Missouri River Navigation Restoration Efforts Hit Major Milestone Despite Challenges

2024 will mark five years since the historic flood of 2019 in Kansas City and the surrounding region. Water levels on the Missouri River reached heights not seen for decades and caused an estimated $2.9 billion in damages across the Midwest.

While the historic flooding impacted many in the area in ways they will likely not soon forget, it might be hard to believe that just a couple of years after the historic flooding, the region entered a period of historic drought. With water levels now at historic lows, repairing the river’s navigation channel to its pre-flood condition has not been an easy feat.

Despite these challenges, the Kansas City District, U.S. Army Corps of Engineers closed out 2023 by hitting a major milestone in efforts to restore the navigation channel on the Missouri River. The project reached 52% completion heading into the new year—right on track, according to Dane Morris, Kansas City District Missouri River navigation and restoration program manager.


After the flooding, Congress gave the Kansas City and Omaha districts a combined $484 million in additional funding, with $316 million coming from the Bipartisan Infrastructure Bill, for repairs to the navigation channel. The additional funds allowed teams from both districts to begin the arduous process of repairing and restoring the navigation channel.

“Those funds have allowed us to go do a detailed inspection of all the repairs that need to be made and then go out and make it happen,” said Morris. “[To date, USACE] has awarded $275 million in repair contracts.”

Newt Marine, a contractor, places rock on a damaged river structure on the Missouri River on April 7, 2022. USACE PHOTO BY DANE MORRIS

There are roughly 7,000 river structures along the 735 miles of the Missouri River. Nearly all the structures needed repair of varying degrees after the flood waters receded in 2019. According to Morris, in a typical year, the Kansas City District places between 100,000 to 150,000 tons of rock as part of standard maintenance of its portion of the navigation channel.

To date, the district has contracted about 5.3 million tons of rock to be placed. Last year alone the district placed 1.2 million tons of rock as part of the repair project.

“Our inspections after the 2019 flood revealed that there was hardly a structure to be found that wasn’t damaged as a result of that flood,” said Morris. “So, much larger magnitude of damage than we typically see and really than we’ve ever seen because of the duration of that high water.”
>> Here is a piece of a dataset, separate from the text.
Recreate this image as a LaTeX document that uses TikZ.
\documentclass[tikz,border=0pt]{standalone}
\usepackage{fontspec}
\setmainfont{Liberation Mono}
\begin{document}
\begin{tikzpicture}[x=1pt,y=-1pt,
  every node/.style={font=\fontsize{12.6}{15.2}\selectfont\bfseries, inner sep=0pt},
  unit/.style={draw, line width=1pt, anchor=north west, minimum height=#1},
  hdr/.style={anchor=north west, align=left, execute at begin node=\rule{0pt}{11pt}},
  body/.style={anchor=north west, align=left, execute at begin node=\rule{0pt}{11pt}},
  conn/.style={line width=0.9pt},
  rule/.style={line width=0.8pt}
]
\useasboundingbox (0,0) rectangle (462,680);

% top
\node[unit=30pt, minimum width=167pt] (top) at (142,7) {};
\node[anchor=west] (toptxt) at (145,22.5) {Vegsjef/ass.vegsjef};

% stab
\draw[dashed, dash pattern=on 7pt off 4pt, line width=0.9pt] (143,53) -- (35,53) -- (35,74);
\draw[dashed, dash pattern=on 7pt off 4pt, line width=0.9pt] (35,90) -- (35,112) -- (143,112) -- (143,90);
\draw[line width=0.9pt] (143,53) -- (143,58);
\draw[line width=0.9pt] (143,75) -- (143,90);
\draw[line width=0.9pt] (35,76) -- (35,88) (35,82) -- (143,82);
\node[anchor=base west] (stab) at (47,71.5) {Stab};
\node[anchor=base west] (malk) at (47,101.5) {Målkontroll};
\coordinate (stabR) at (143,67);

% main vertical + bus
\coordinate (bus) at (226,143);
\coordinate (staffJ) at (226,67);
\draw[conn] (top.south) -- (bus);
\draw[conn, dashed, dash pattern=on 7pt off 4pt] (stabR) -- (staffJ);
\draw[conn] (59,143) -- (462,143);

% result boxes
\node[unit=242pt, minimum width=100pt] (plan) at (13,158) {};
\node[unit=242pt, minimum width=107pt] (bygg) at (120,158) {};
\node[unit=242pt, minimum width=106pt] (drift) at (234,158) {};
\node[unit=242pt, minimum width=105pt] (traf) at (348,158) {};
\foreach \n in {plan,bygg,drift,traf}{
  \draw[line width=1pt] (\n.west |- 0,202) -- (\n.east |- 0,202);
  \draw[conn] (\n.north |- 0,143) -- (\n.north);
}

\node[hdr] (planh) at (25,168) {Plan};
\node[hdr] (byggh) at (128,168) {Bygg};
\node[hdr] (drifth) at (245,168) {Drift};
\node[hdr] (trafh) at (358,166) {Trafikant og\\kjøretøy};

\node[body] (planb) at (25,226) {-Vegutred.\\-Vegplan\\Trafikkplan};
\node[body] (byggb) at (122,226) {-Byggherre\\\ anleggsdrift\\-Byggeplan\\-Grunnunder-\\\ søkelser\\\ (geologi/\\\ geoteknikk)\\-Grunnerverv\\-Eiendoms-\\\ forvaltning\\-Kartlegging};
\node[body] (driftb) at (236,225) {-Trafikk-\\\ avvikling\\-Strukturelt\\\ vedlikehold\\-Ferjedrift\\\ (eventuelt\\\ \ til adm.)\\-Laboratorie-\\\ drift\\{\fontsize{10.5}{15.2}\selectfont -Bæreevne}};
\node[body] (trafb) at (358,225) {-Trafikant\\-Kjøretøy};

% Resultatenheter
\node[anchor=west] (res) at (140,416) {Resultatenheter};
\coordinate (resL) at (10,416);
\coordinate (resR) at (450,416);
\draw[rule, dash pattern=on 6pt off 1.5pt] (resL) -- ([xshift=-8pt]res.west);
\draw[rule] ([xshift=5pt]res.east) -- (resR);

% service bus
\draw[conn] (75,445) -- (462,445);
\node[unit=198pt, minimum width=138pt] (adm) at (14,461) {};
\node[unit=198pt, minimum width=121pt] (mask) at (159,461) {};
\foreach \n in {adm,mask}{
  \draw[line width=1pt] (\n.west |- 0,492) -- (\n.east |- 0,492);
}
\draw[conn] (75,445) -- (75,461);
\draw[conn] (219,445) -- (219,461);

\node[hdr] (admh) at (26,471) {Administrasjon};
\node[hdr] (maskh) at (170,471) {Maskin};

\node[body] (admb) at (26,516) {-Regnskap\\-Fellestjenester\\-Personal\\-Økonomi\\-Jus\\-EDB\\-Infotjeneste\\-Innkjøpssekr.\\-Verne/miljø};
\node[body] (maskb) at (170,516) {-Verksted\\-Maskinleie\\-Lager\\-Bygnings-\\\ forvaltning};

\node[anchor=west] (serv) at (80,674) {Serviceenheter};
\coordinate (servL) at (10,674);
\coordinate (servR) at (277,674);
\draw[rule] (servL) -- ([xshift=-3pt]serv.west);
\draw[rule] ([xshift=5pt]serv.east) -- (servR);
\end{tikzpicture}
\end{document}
Due to the magnitude of repairs needed, the Kansas City District opened a satellite construction office solely to oversee the repair efforts, located in Lexington, Missouri. Together with the Missouri River Area Office, located in Napoleon, Missouri, the district has been making significant strides in the repairs needed to keep the navigation channel operational.

“We prioritized which structures were going to be repaired first to make sure we were getting the highest priority in the areas that were having the biggest problems,” said Morris. “Since we’ve started repairs, the navigation channel has remained open, which I think has been a huge success.”

In addition to keeping the navigation channel open, Morris and his team have had other successes since starting the project. These include engaging and collaborating with the commercial navigation industry as part of the repair process and researching and developing innovative ways to operate and maintain the navigation channel.


“I think that’s been one of the silver linings of this whole catastrophe—we’ve been able to go back, do some very detailed inspections, take some time and rethink how and why we are doing things,” said Morris.

In conjunction with the navigation channel repairs, the Kansas City District is also part of a navigation study, which hopes to shed light on future operations of the river.

“Climate is changing, the river is changing, so that is part of our challenge,” said Morris. “Looking into the future and understanding what the state of the river is going to be in 50 years, what do we want it to be, what does the region need it to be, and how can we best make that happen.”